St. Thomas confronts the unimaginable when the disciples on tell him that Jesus has risen from the dead and has appeared to them. He, like the others, has followed Jesus through His public ministry, lived with Him, heard His teaching and watched His miracles – and like the others he ran away and hid when Jesus endured His passion and death.
But it is in this resurrection moment, when the remaining disciples bear witness to the Risen Christ, that Thomas really struggles. That flood of what happened over the course of that first Good Friday crashes into that wave of excited news that the other disciples are sharing with Him, and in that moment, it becomes too much for St. Thomas and he retreats back into himself – into his own terms of reference, of what ‘makes sense’ in his own little world; because to accept what the other disciples are saying means to accept that Jesus is much more than a wise teacher, a healer or a prophet. It means to accept that He is in fact, God Incarnate and with Him, all things are possible. It also means that His disciples are not only called to accept this reality, but to bear witness to it to others.
Thomas would have to weigh in his own mind what this meant – that he would be expected to go out and tell people that this Jesus was Risen from the Dead; so many questions would come into play – how will people react to that message? How will they respond to me? Will they call me a liar, a fanatic, crazy? The temptation to retreat from witnessing to others that message of the first Easter would be incredibly strong, particularly if Thomas was worried about how he would be received. His own ego would scream out against putting himself in that difficult situation.
And so it can be with us. We might say we don’t care what people think of us – if they accept us or not, when we proclaim Christ is risen, when we preach the Gospel; but in all of us, the constant struggle is with our own egos, because at some level we all want to be accepted, part of the ‘crowd’, generally liked. Nothing threatens the ego quite like the demand of the Gospels, particularly the notion of putting God above all else, and loving our neighbours as ourselves, and then being a living witness to the truth of who Jesus really is in our secular world.

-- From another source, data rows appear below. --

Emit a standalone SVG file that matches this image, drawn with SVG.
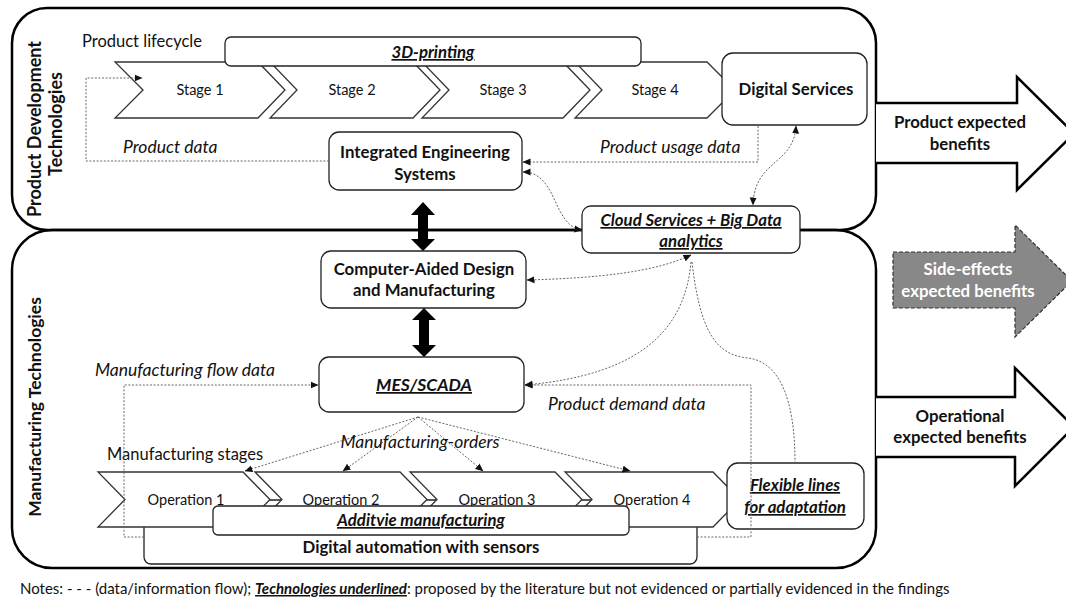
<svg xmlns="http://www.w3.org/2000/svg" width="1066" height="601" viewBox="0 0 1066 601">
<defs>
<style>
text{font-family:Lato,"Open Sans","Liberation Sans",sans-serif;fill:#111}
.panel{fill:none;stroke:#000;stroke-width:2.5}
.box{fill:#fff;stroke:#222;stroke-width:1.3}
.chev{fill:#fff;stroke:#333;stroke-width:1.3}
.big{stroke:#000;stroke-width:2.5;fill:#fff}
.dot{fill:none;stroke:#666;stroke-width:1;stroke-dasharray:2 1.6}
.b{font-weight:700;font-size:16.8px}
.bi{font-weight:700;font-style:italic;font-size:16.8px;text-decoration:underline}
.i{font-style:italic;font-size:17.5px}
.r{font-size:16.5px}
.s{font-size:14.5px}
.m{text-anchor:middle}
.thick{fill:#000}
</style>
<marker id="ah" viewBox="0 0 8 8" refX="7.5" refY="4" markerWidth="8" markerHeight="8" markerUnits="userSpaceOnUse" orient="auto-start-reverse">
<path d="M0,0.5 L8,4 L0,7.5 Z" fill="#111"/>
</marker>
</defs>

<g id="panels">
<rect class="panel" x="12" y="8" width="864" height="222" rx="35"/>
<rect class="panel" x="12" y="230" width="864" height="338" rx="40"/>
<text class="b" transform="translate(41,129) rotate(-90)" text-anchor="middle" style="font-size:18px">Product Development</text>
<text class="b" transform="translate(62,124) rotate(-90)" text-anchor="middle" style="font-size:18px">Technologies</text>
<text class="b" transform="translate(41,407) rotate(-90)" text-anchor="middle" style="font-size:17.5px">Manufacturing Technologies</text>
</g>

<g id="benefit-arrows">
<path class="big" d="M876,103 H1017 V77 L1074,133.5 L1017,190 V163 H876"/>
<path d="M893,252 H1015 V225 L1072,281 L1015,337 V308 H893 Z" fill="#888" stroke="#333" stroke-width="1.2" stroke-dasharray="4 2"/>
<path class="big" d="M876,397 H1015 V368 L1074,427 L1015,486 V457 H876"/>
<text class="b m" x="960" y="128">Product expected</text>
<text class="b m" x="960" y="150">benefits</text>
<text class="b m" x="968" y="275" style="fill:#fff">Side-effects</text>
<text class="b m" x="968" y="297" style="fill:#fff">expected benefits</text>
<text class="b m" x="960" y="422">Operational</text>
<text class="b m" x="960" y="443">expected benefits</text>
</g>

<g id="lifecycle">
<text class="r" x="82" y="47">Product lifecycle</text>
<path class="chev" d="M115,62 L258,62 L285,90 L258,118 L115,118 L143,90 Z"/>
<path class="chev" d="M270,62 L413,62 L440,90 L413,118 L270,118 L297,90 Z"/>
<path class="chev" d="M422,62 L563,62 L590,90 L563,118 L422,118 L449,90 Z"/>
<path class="chev" d="M575,62 L707,62 L735,90 L707,118 L575,118 L602,90 Z"/>
<text class="s m" x="200" y="95">Stage 1</text>
<text class="s m" x="352" y="95">Stage 2</text>
<text class="s m" x="503" y="95">Stage 3</text>
<text class="s m" x="655" y="95">Stage 4</text>
</g>

<g id="printing">
<rect class="box" x="225" y="37" width="416" height="29" rx="6"/>
<text class="bi m" x="433" y="58">3D-printing</text>
</g>

<g id="digital-services">
<rect class="box" x="722" y="53" width="145" height="72" rx="11"/>
<text class="b m" x="796" y="95">Digital Services</text>
</g>

<g id="ies">
<rect class="box" x="329" y="132" width="193" height="58" rx="10"/>
<text class="b m" x="425" y="158">Integrated Engineering</text>
<text class="b m" x="425" y="180">Systems</text>
</g>

<g id="cloud">
<rect class="box" x="582" y="206" width="218" height="47" rx="9"/>
<text class="bi m" x="691" y="226">Cloud Services + Big Data</text>
<text class="bi m" x="691" y="247">analytics</text>
</g>

<g id="cad">
<rect class="box" x="321" y="251" width="205" height="57" rx="10"/>
<text class="b m" x="424" y="275">Computer-Aided Design</text>
<text class="b m" x="424" y="296">and Manufacturing</text>
</g>

<g id="mes">
<rect class="box" x="319" y="357" width="205" height="55" rx="10"/>
<text class="bi m" x="424" y="391" style="font-size:17.5px">MES/SCADA</text>
</g>

<g id="automation">
<rect class="box" x="144" y="500" width="553" height="64" rx="7"/>
<text class="b m" x="421" y="553">Digital automation with sensors</text>
</g>

<g id="operations">
<text class="r" x="107" y="460">Manufacturing stages</text>
<path class="chev" d="M98,472 L243,472 L270,499.5 L243,527 L98,527 L125,499.5 Z"/>
<path class="chev" d="M255,472 L400,472 L427,499.5 L400,527 L255,527 L282,499.5 Z"/>
<path class="chev" d="M410,472 L555,472 L582,499.5 L555,527 L410,527 L437,499.5 Z"/>
<path class="chev" d="M565,472 L713,472 L740,499.5 L713,527 L565,527 L592,499.5 Z"/>
<text class="s m" x="186" y="505">Operation 1</text>
<text class="s m" x="341" y="505">Operation 2</text>
<text class="s m" x="497" y="505">Operation 3</text>
<text class="s m" x="652" y="505">Operation 4</text>
</g>

<g id="additive">
<rect class="box" x="213" y="506" width="416" height="29" rx="5"/>
<text class="bi m" x="421" y="526">Additvie manufacturing</text>
</g>

<g id="flexible">
<rect class="box" x="727" y="463" width="137" height="66" rx="11"/>
<text class="bi m" x="795" y="491">Flexible lines</text>
<text class="bi m" x="795" y="513">for adaptation</text>
</g>

<g id="connectors">
<polygon class="thick" points="423,202 435,215 428,215 428,239 435,239 423,251 411,239 418,239 418,215 411,215"/>
<polygon class="thick" points="424,308 436,320 429,320 429,345 436,345 424,357 412,345 419,345 419,320 412,320"/>
<path class="dot" d="M329,161 H86 V78 H142" marker-end="url(#ah)"/>
<path class="dot" d="M758,126 V162 H523" marker-end="url(#ah)"/>
<path class="dot" d="M523,172 C558,172 552,226 582,230" marker-start="url(#ah)" marker-end="url(#ah)"/>
<path class="dot" d="M796,126 C794,165 754,160 753,205" marker-start="url(#ah)" marker-end="url(#ah)"/>
<path class="dot" d="M527,280 C600,278 655,272 691,255" marker-start="url(#ah)" marker-end="url(#ah)"/>
<path class="dot" d="M691,262 C685,330 640,375 525,385" marker-end="url(#ah)"/>
<path class="dot" d="M692,262 C700,330 715,355 748,358 C780,362 795,400 795,463"/>
<path class="dot" d="M697,537 H751 V385 H525" marker-end="url(#ah)"/>
<path class="dot" d="M144,537 H124 V385 H318" marker-end="url(#ah)"/>
<path class="dot" d="M418,417 L245,471" marker-end="url(#ah)"/>
<path class="dot" d="M418,417 L343,471" marker-end="url(#ah)"/>
<path class="dot" d="M418,417 L483,471" marker-end="url(#ah)"/>
<path class="dot" d="M418,417 L630,471" marker-end="url(#ah)"/>
</g>

<g id="labels">
<text class="i" x="123" y="153">Product data</text>
<text class="i" x="600" y="153">Product usage data</text>
<text class="i" x="95" y="376">Manufacturing flow data</text>
<text class="i" x="548" y="410">Product demand data</text>
<text class="i m" x="420" y="448">Manufacturing-orders</text>
</g>

<text x="20" y="594" style="font-size:15px">Notes: - - - (data/information flow); <tspan style="font-weight:700;font-style:italic;text-decoration:underline">Technologies underlined</tspan>: proposed by the literature but not evidenced or partially evidenced in the findings</text>
</svg>
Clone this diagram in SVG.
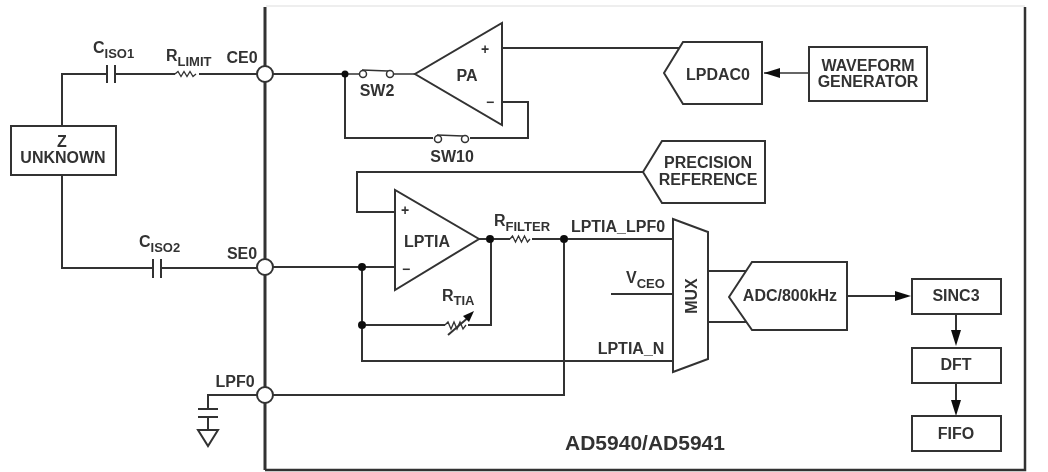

Yet in that struggle, we have the calming words of Jesus, recorded for us in this gospel passage from St. John, when he greets those disciples who are amazed, confused and even fearful with the words, “peace be with you”. Those words are not only for the disciples two thousand years ago; they are for us here, now, trying to make sense of our own struggles and trials as we continue our own journeys of faith. Through the intercession of St. John XXIII and St. John Paul II, may we all be graced with that peace of Christ in our own hearts, as we all strive to enter more deeply into that profound and deep mystery of love and mercy that God invites us into each day.
Praised be Jesus Christ, now and forever!